What is needed
Gather all lines in the entries below that include the word "Give".

Supplied records

***

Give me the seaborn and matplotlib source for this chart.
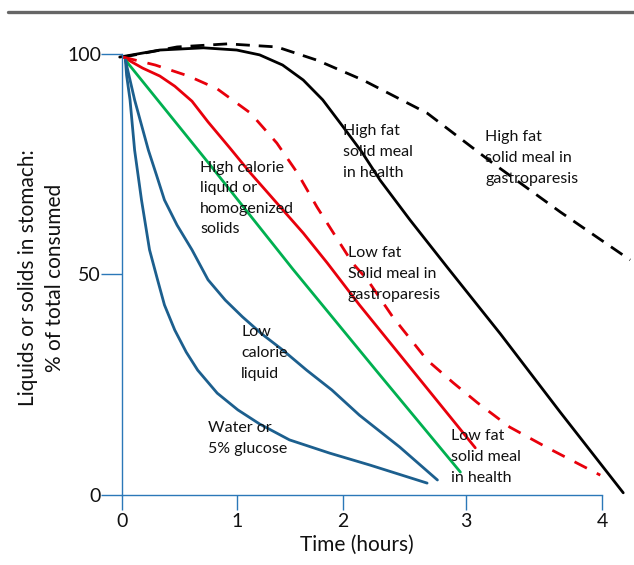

***

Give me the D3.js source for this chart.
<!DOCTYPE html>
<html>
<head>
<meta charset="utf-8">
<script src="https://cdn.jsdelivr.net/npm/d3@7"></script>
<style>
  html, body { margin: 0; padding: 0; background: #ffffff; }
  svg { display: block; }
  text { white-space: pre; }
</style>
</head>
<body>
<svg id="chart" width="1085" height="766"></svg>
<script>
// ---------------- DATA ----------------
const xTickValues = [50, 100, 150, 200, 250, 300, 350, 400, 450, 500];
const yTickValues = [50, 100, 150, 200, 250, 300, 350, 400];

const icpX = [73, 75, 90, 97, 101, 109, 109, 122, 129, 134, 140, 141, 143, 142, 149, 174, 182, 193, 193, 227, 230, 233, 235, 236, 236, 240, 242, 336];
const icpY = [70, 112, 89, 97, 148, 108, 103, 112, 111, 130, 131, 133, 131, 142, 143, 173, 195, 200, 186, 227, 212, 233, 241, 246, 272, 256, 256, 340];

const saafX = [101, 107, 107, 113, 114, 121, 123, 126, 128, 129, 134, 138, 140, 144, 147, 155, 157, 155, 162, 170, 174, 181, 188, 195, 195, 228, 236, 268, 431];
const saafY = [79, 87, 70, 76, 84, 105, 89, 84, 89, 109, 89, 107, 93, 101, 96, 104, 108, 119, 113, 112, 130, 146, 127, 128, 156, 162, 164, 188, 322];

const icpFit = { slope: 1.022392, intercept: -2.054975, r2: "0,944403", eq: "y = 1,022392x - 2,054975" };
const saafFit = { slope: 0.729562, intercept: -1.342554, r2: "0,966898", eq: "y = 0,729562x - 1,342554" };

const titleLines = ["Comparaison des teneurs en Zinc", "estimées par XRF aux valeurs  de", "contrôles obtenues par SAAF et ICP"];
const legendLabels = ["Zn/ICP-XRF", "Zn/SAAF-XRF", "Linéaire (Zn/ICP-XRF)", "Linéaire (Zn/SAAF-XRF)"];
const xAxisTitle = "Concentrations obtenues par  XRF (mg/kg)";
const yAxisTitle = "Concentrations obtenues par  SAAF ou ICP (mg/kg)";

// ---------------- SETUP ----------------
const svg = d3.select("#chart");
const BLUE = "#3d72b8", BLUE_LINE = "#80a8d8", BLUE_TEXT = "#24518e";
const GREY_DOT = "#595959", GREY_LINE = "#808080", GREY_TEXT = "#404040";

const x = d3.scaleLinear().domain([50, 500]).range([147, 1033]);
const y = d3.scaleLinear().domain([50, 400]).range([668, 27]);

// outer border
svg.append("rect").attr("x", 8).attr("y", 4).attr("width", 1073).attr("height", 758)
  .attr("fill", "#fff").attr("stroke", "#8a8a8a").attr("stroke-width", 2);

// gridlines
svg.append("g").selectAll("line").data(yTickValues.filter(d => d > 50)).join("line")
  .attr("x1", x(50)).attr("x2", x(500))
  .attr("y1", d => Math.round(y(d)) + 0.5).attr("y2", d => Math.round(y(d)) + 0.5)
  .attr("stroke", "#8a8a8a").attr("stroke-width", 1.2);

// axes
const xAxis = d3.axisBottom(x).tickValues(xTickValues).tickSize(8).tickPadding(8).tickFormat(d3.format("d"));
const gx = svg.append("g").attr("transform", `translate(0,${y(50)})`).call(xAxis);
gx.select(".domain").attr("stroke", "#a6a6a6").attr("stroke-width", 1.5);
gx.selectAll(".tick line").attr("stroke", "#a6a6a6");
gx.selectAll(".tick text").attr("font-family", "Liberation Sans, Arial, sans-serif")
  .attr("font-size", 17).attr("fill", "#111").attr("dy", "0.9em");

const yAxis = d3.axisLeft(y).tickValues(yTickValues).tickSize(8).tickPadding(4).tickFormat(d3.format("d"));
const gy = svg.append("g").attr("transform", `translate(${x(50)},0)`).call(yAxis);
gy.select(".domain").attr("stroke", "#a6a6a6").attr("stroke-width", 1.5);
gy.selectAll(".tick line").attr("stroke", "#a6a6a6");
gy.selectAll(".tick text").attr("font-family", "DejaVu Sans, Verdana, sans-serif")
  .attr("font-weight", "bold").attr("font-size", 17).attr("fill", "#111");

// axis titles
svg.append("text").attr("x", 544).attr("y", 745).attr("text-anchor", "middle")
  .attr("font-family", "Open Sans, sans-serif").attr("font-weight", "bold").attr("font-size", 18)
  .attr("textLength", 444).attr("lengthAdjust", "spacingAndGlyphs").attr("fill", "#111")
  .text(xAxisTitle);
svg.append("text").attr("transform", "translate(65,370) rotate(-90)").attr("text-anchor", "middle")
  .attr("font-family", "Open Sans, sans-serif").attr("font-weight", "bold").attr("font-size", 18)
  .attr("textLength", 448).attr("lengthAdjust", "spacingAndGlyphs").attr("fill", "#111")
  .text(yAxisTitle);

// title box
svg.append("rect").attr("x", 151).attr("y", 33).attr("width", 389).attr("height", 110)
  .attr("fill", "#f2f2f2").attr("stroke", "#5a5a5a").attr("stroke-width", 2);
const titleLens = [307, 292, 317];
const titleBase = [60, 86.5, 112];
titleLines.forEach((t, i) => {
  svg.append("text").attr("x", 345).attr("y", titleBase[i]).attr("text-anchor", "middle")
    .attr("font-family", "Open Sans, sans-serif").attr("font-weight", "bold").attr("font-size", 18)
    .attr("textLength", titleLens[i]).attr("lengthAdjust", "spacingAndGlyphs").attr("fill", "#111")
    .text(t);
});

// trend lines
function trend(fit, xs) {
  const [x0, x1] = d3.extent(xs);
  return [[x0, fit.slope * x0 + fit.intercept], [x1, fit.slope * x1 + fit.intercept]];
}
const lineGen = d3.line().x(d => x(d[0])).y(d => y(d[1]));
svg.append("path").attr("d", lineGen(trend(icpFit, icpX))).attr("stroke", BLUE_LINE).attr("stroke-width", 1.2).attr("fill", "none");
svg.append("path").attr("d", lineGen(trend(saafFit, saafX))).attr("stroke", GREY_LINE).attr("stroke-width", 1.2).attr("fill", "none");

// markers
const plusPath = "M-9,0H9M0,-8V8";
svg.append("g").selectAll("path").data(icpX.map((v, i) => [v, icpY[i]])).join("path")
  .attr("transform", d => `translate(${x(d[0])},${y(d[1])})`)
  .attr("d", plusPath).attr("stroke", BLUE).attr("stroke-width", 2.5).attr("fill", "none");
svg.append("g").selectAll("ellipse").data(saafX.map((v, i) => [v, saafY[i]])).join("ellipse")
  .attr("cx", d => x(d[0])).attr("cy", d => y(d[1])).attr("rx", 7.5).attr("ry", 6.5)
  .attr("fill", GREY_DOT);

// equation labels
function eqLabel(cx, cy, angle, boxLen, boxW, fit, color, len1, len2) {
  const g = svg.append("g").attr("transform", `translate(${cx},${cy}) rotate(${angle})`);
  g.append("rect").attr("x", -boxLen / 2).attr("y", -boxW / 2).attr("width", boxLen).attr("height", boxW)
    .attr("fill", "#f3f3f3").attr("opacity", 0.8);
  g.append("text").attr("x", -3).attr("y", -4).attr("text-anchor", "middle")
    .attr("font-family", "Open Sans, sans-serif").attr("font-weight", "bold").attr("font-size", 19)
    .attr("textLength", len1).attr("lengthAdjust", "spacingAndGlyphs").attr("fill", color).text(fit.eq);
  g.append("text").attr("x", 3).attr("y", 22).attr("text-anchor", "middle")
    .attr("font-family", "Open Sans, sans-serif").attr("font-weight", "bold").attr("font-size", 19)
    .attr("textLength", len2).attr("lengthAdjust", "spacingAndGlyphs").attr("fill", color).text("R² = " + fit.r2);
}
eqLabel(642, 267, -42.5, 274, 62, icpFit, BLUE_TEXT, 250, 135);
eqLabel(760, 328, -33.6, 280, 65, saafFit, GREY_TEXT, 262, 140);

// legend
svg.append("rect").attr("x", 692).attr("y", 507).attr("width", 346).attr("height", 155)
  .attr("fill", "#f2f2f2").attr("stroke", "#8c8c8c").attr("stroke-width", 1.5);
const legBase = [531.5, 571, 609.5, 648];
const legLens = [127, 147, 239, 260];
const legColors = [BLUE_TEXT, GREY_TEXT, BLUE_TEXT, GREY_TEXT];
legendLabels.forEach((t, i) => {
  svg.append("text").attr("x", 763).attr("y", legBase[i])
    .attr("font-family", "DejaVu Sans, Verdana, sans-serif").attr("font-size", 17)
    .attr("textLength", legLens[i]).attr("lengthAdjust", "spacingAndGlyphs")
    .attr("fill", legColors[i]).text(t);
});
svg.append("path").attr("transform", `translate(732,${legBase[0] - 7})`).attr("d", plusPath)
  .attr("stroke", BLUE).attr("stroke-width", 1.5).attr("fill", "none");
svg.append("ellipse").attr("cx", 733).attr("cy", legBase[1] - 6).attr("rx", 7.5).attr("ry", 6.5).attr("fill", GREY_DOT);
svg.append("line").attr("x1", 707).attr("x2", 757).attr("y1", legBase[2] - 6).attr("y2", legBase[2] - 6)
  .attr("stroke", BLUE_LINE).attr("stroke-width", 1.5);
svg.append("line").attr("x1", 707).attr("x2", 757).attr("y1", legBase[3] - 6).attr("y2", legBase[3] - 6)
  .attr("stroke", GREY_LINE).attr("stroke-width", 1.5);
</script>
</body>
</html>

***

Solution to this exercise
Give me the seaborn and matplotlib source for this chart.
Give me the D3.js source for this chart.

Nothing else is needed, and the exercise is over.